When it comes to exact calculation for power supply, charging and battery I am also happy about other suggestions or ideas for improvement!
Step 9: Arduino Sketch & Function Test
This is the sketch I used to drive the LEDs and check the time by the RTC module!
If you have any problem compiling the sketch, you may need to install some libraries before.
Step 10: Fuse Electronic Components
Now it is time to bring all together and check if it works! Connect the Shift Outs and the RTC to the arduino. Then plug in the Micro USB cable into the arduino micro and the other end to the Lipo Rider. Connect the battery with the board and the switch and the mini USB extension cable to the charging port of the Lipo Rider. Now should everything light up and the right LEDs regarding the time should illuminate the plexi segments. To charge the battery you just have to connect the extension cable port to a power source or the Lipo Rider directly over mini USB for testing!
Step 11: Electronics Into Housing
Now it is time for the wedding of the inner parts and the housing.

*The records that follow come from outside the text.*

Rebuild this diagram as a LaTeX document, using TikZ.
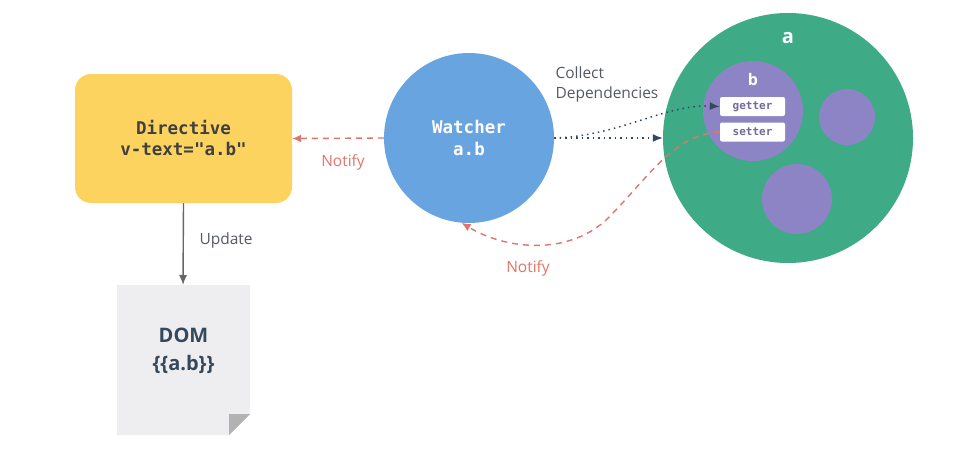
\documentclass[tikz,border=0pt]{standalone}
\usepackage{fontspec}
\setmainfont{Open Sans}
\newfontfamily\codefont{DejaVu Sans Mono}
\usetikzlibrary{arrows.meta}
\definecolor{dirYellow}{HTML}{FDD35F}
\definecolor{watchBlue}{HTML}{68A4DF}
\definecolor{objGreen}{HTML}{3EAA86}
\definecolor{propPurple}{HTML}{8D84C6}
\definecolor{notifyRed}{HTML}{E0756A}
\definecolor{navy}{HTML}{34495E}
\definecolor{txtGray}{HTML}{555A60}
\definecolor{pageGray}{HTML}{EEEEF0}
\tikzset{
  dirbox/.style={fill=dirYellow, rounded corners=16pt, minimum width=217pt, minimum height=129pt, inner sep=0pt, align=center, text=black!75, font=\codefont\bfseries\fontsize{17.5}{21}\selectfont},
  watchcircle/.style={circle, fill=watchBlue, minimum size=170pt, inner sep=0pt, align=center, text=white, font=\codefont\bfseries\fontsize{17.5}{22}\selectfont},
  objcircle/.style={circle, fill=objGreen, minimum size=250pt, inner sep=0pt},
  propcircle/.style={circle, fill=propPurple, inner sep=0pt},
  accbox/.style={fill=white, rounded corners=2pt, minimum width=65pt, minimum height=19pt, inner sep=0pt, text=propPurple!80!black, font=\codefont\bfseries\fontsize{11}{13}\selectfont},
  notifyline/.style={draw=notifyRed, line width=1.4pt, dash pattern=on 6pt off 5pt, -{Latex[length=9pt,width=8pt]}},
  collectline/.style={draw=navy, line width=1.5pt, dash pattern=on 1.5pt off 4pt, -{Latex[length=10pt,width=8pt]}},
  lbl/.style={font=\fontsize{15.5}{20}\selectfont},
}
\begin{document}
\begin{tikzpicture}[x=1pt,y=-1pt]
\useasboundingbox (0,0) rectangle (955,452);
% Directive
\node[dirbox] (dir) at (183.5,138.5) {Directive\\v-text="a.b"};
% Watcher
\node[watchcircle] (w) at (469,138) {Watcher\\a.b};
% object a
\node[objcircle] (a) at (788,138) {};
\node[text=white, font=\bfseries\fontsize{20}{24}\selectfont] (alabel) at (788,38) {a};
\node[propcircle, minimum size=100pt] (b) at (753,111) {};
\node[text=white, font=\bfseries\fontsize{16}{19}\selectfont] (blabel) at (753,79) {b};
\node[propcircle, minimum size=56pt] (c) at (847,117) {};
\node[propcircle, minimum size=70pt] (d) at (797,199) {};
\node[accbox] (get) at (752.5,106.5) {getter};
\node[accbox] (set) at (752.5,132) {setter};
% DOM page
\coordinate (p1) at (117,285);
\coordinate (p2) at (250,285);
\coordinate (p3) at (250,414);
\coordinate (p4) at (229,435);
\coordinate (p5) at (117,435);
\fill[pageGray] (p1) -- (p2) -- (p3) -- (p4) -- (p5) -- cycle;
\fill[black!30] (p3) -- (229,414) -- (p4) -- cycle;
\node[align=center, text=navy, font=\bfseries\fontsize{20}{28}\selectfont] (dom) at (183.5,351) {DOM\\\{\{a.b\}\}};
\coordinate (domtop) at (183,285);
% Update
\draw[black!60, line width=1.4pt, -{Latex[length=10pt,width=8pt]}] (dir.south) -- (domtop);
\node[lbl, text=txtGray, anchor=west] (upd) at (196,240) {Update};
% Notify watcher -> directive
\draw[notifyline] (w.west) -- (dir.east);
\node[lbl, text=notifyRed] (n1) at (343,162) {Notify};
% Collect dependencies
\draw[collectline] (w.east) -- (a.west);
\draw[collectline] (w.east) .. controls (620,136) and (665,104) .. (get.west);
\node[lbl, text=txtGray, anchor=west, align=left] (cd) at (552,84) {Collect\\Dependencies};
% Notify setter -> watcher
\coordinate (mid) at (612,214);
\draw[notifyline] (set.west) .. controls (675,134) and (650,175) .. (mid) .. controls (575,255) and (510,252) .. (w.-95);
\node[lbl, text=notifyRed] (n2) at (528,268) {Notify};
\end{tikzpicture}
\end{document}
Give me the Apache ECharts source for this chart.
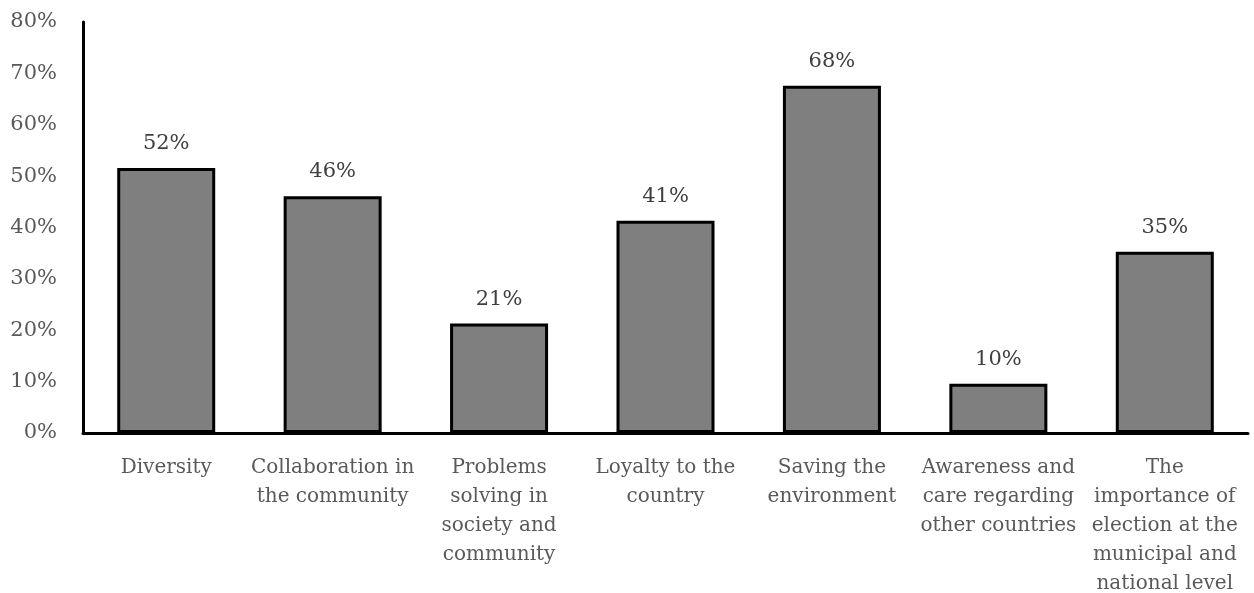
<!DOCTYPE html>
<html>
<head>
<meta charset="utf-8">
<script src="https://cdn.jsdelivr.net/npm/echarts@6/dist/echarts.min.js"></script>
<style>html,body{margin:0;padding:0;background:#fff;}#c{width:1254px;height:593px;}</style>
</head>
<body>
<div id="c"></div>
<script>
const categories = [
  "Diversity",
  "Collaboration in\nthe community",
  "Problems\nsolving in\nsociety and\ncommunity",
  "Loyalty to the\ncountry",
  "Saving the\nenvironment",
  "Awareness and\ncare regarding\nother countries",
  "The\nimportance of\nelection at the\nmunicipal and\nnational level"
];
const values = [51.6, 46.1, 21.3, 41.3, 67.6, 9.6, 35.3];
const valueLabels = ["52%", "46%", "21%", "41%", "68%", "10%", "35%"];
const yTicks = [0, 10, 20, 30, 40, 50, 60, 70, 80];

const FONT = "DejaVu Serif";
const chart = echarts.init(document.getElementById('c'), null, {renderer: 'canvas'});
chart.setOption({
  animation: false,
  backgroundColor: '#ffffff',
  grid: {left: 83, right: 6, top: 22, bottom: 160, containLabel: false, outerBoundsMode: 'none'},
  xAxis: {
    type: 'category',
    data: categories,
    axisLine: {show: true, lineStyle: {color: '#000', width: 3}},
    axisTick: {show: false},
    axisLabel: {
      interval: 0,
      color: '#595959',
      fontFamily: FONT,
      fontSize: 20,
      lineHeight: 29,
      margin: 20,
      align: 'center'
    }
  },
  yAxis: {
    type: 'value',
    min: yTicks[0],
    max: yTicks[yTicks.length - 1],
    interval: 10,
    axisLine: {show: true, lineStyle: {color: '#000', width: 3}},
    axisTick: {show: false},
    splitLine: {show: false},
    axisLabel: {
      color: '#595959',
      fontFamily: FONT,
      fontSize: 21,
      margin: 26,
      formatter: v => v + '%'
    }
  },
  series: [{
    type: 'bar',
    data: values,
    barWidth: 98,
    itemStyle: {color: '#7f7f7f', borderColor: '#000', borderWidth: 3},
    label: {
      show: true,
      position: 'top',
      distance: 14,
      color: '#404040',
      fontFamily: FONT,
      fontSize: 21,
      formatter: p => valueLabels[p.dataIndex]
    }
  }]
});
</script>
</body>
</html>
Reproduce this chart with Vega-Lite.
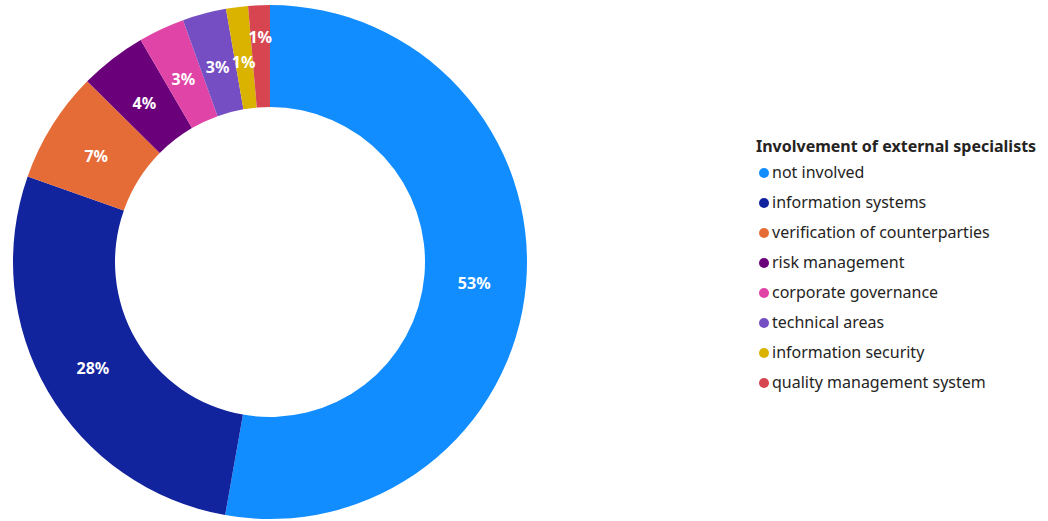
{
  "$schema": "https://vega.github.io/schema/vega-lite/v6.json",
  "width": 540,
  "height": 520,
  "padding": {"left": 0, "top": 2, "right": 0, "bottom": 0},
  "background": "white",
  "config": {"view": {"stroke": null}, "font": "Noto Sans"},
  "data": {"values": [
    {"category": "not involved", "value": 0.5277, "idx": 1},
    {"category": "information systems", "value": 0.276, "idx": 2},
    {"category": "verification of counterparties", "value": 0.070, "idx": 3},
    {"category": "risk management", "value": 0.042, "idx": 4},
    {"category": "corporate governance", "value": 0.029, "idx": 5},
    {"category": "technical areas", "value": 0.0275, "idx": 6},
    {"category": "information security", "value": 0.0138, "idx": 7},
    {"category": "quality management system", "value": 0.0136, "idx": 8}
  ]},
  "encoding": {
    "theta": {"field": "value", "type": "quantitative", "stack": true},
    "order": {"field": "idx", "type": "quantitative"},
    "color": {
      "field": "category", "type": "nominal",
      "scale": {
        "domain": ["not involved", "information systems", "verification of counterparties", "risk management", "corporate governance", "technical areas", "information security", "quality management system"],
        "range": ["#118DFF", "#12239E", "#E66C37", "#6B007B", "#E044A7", "#744EC2", "#D9B300", "#D64550"]
      },
      "legend": {
        "title": "Involvement of external specialists",
        "orient": "none",
        "legendX": 756,
        "legendY": 137,
        "titleFont": "Noto Sans",
        "titleFontSize": 16,
        "titleFontWeight": "bold",
        "titleColor": "#252423",
        "titlePadding": 10,
        "titleLimit": 500,
        "labelFont": "Noto Sans",
        "labelFontSize": 16,
        "labelColor": "#252423",
        "labelOffset": 0,
        "symbolType": "circle",
        "symbolSize": 100,
        "rowPadding": 14,
        "labelLimit": 400
      }
    }
  },
  "layer": [
    {"mark": {"type": "arc", "outerRadius": 257, "innerRadius": 155}},
    {
      "mark": {"type": "text", "radius": 205, "dy": 4, "color": "white", "fontWeight": "bold", "fontSize": 16, "font": "Noto Sans"},
      "encoding": {
        "text": {"condition": {"test": "datum.idx < 8", "field": "value", "type": "quantitative", "format": ".0%"}, "value": ""},
        "color": {"value": "white"}
      }
    },
    {
      "mark": {"type": "text", "radius": 228, "dy": 4, "color": "white", "fontWeight": "bold", "fontSize": 16, "font": "Noto Sans"},
      "encoding": {
        "text": {"condition": {"test": "datum.idx == 8", "field": "value", "type": "quantitative", "format": ".0%"}, "value": ""},
        "color": {"value": "white"}
      }
    }
  ]
}
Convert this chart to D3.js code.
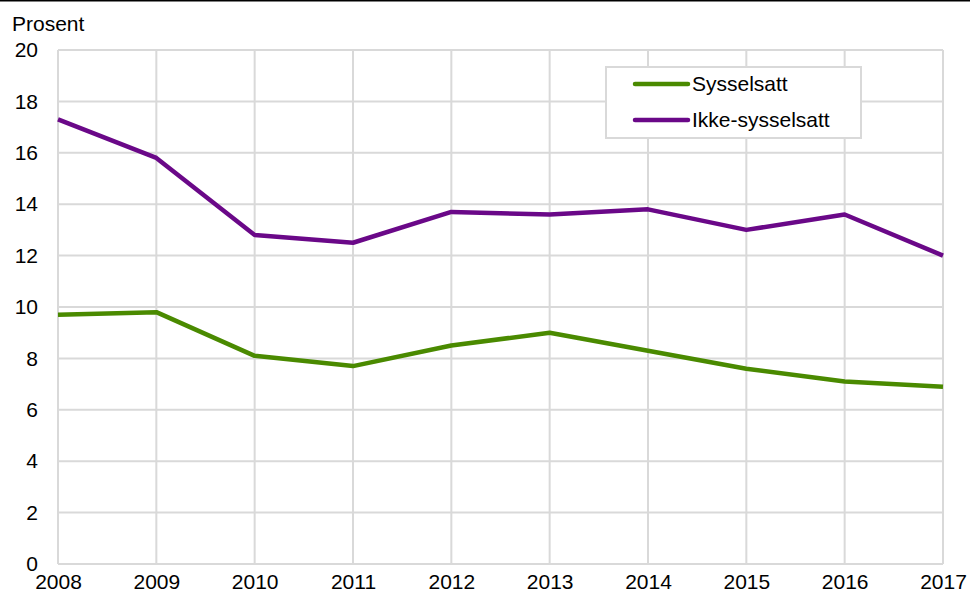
<!DOCTYPE html>
<html lang="no">
<head>
<meta charset="UTF-8">
<title>Prosent</title>
<script src="https://cdn.jsdelivr.net/npm/d3@7"></script>
<style>
  body { margin: 0; background: #fff; }
  svg { display: block; font-family: "Liberation Sans", Arial, sans-serif; }
</style>
</head>
<body>
<div id="container"></div>
<script>
const years = [2008, 2009, 2010, 2011, 2012, 2013, 2014, 2015, 2016, 2017];
const sysselsatt = [9.7, 9.8, 8.1, 7.7, 8.5, 9.0, 8.3, 7.6, 7.1, 6.9];
const ikkeSysselsatt = [17.3, 15.8, 12.8, 12.5, 13.7, 13.6, 13.8, 13.0, 13.6, 12.0];
const yTicks = [0, 2, 4, 6, 8, 10, 12, 14, 16, 18, 20];
const seriesNames = ["Sysselsatt", "Ikke-sysselsatt"];
const seriesColors = ["#4a8a00", "#6a0888"];

const W = 970, H = 592;
const plotLeft = 58, plotRight = 943, plotTop = 50, plotBottom = 564;
const fs = 21;

const svg = d3.select("#container").append("svg")
  .attr("width", W).attr("height", H);

// svart strek øverst
svg.append("line")
  .attr("x1", 0).attr("x2", W).attr("y1", 0.75).attr("y2", 0.75)
  .attr("stroke", "#000").attr("stroke-width", 1.5);

const x = d3.scaleLinear().domain([2008, 2017]).range([plotLeft, plotRight]);
const y = d3.scaleLinear().domain([0, 20]).range([plotBottom, plotTop]);

// rutenett
svg.append("g").selectAll("line")
  .data(yTicks).enter().append("line")
  .attr("x1", plotLeft).attr("x2", plotRight)
  .attr("y1", d => y(d)).attr("y2", d => y(d))
  .attr("stroke", "#d9d9d9").attr("stroke-width", 2);

svg.append("g").selectAll("line")
  .data(years).enter().append("line")
  .attr("x1", d => x(d)).attr("x2", d => x(d))
  .attr("y1", plotTop).attr("y2", plotBottom)
  .attr("stroke", "#d9d9d9").attr("stroke-width", 2);

// akser
const yAxis = svg.append("g")
  .attr("transform", `translate(${plotLeft - 20},0)`)
  .call(d3.axisLeft(y).tickValues(yTicks).tickSize(0).tickPadding(0));
yAxis.select(".domain").remove();
yAxis.selectAll("text").attr("font-size", fs).attr("fill", "#000")
  .attr("font-family", "Liberation Sans, Arial, sans-serif");

const xAxis = svg.append("g")
  .attr("transform", `translate(0,${plotBottom})`)
  .call(d3.axisBottom(x).tickValues(years).tickFormat(d3.format("d")).tickSize(0).tickPadding(10));
xAxis.select(".domain").remove();
xAxis.selectAll("text").attr("font-size", fs).attr("fill", "#000")
  .attr("font-family", "Liberation Sans, Arial, sans-serif");

svg.append("text")
  .attr("x", 12).attr("y", 31)
  .attr("font-size", fs)
  .text("Prosent");

// linjer
const line = d3.line()
  .x((d, i) => x(years[i]))
  .y(d => y(d));

[sysselsatt, ikkeSysselsatt].forEach((s, i) => {
  svg.append("path")
    .attr("d", line(s))
    .attr("fill", "none")
    .attr("stroke", seriesColors[i])
    .attr("stroke-width", 4.5)
    .attr("stroke-linejoin", "round");
});

// tegnforklaring
const lg = svg.append("g");
lg.append("rect")
  .attr("x", 606).attr("y", 67).attr("width", 255).attr("height", 71)
  .attr("fill", "#fff").attr("stroke", "#d9d9d9").attr("stroke-width", 2);
seriesNames.forEach((name, i) => {
  const ly = 84 + i * 36;
  lg.append("line")
    .attr("x1", 635).attr("x2", 688).attr("y1", ly).attr("y2", ly)
    .attr("stroke", seriesColors[i]).attr("stroke-width", 4.5)
    .attr("stroke-linecap", "round");
  lg.append("text")
    .attr("x", 692).attr("y", ly + 7)
    .attr("font-size", fs)
    .text(name);
});
</script>
</body>
</html>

Put the plexi bundles through the opening in the top of the housing and store the electronic components inside. Glue the mini USB extension end and the switch to the openings in the back. Close the bottom and light it up!
As you see it is a little mess inside my housing because of the wires for the LEDs and the long USB cable, this was just for the prototype and I will improve this in the future.
Not the best quality, I know, better pictures coming soon!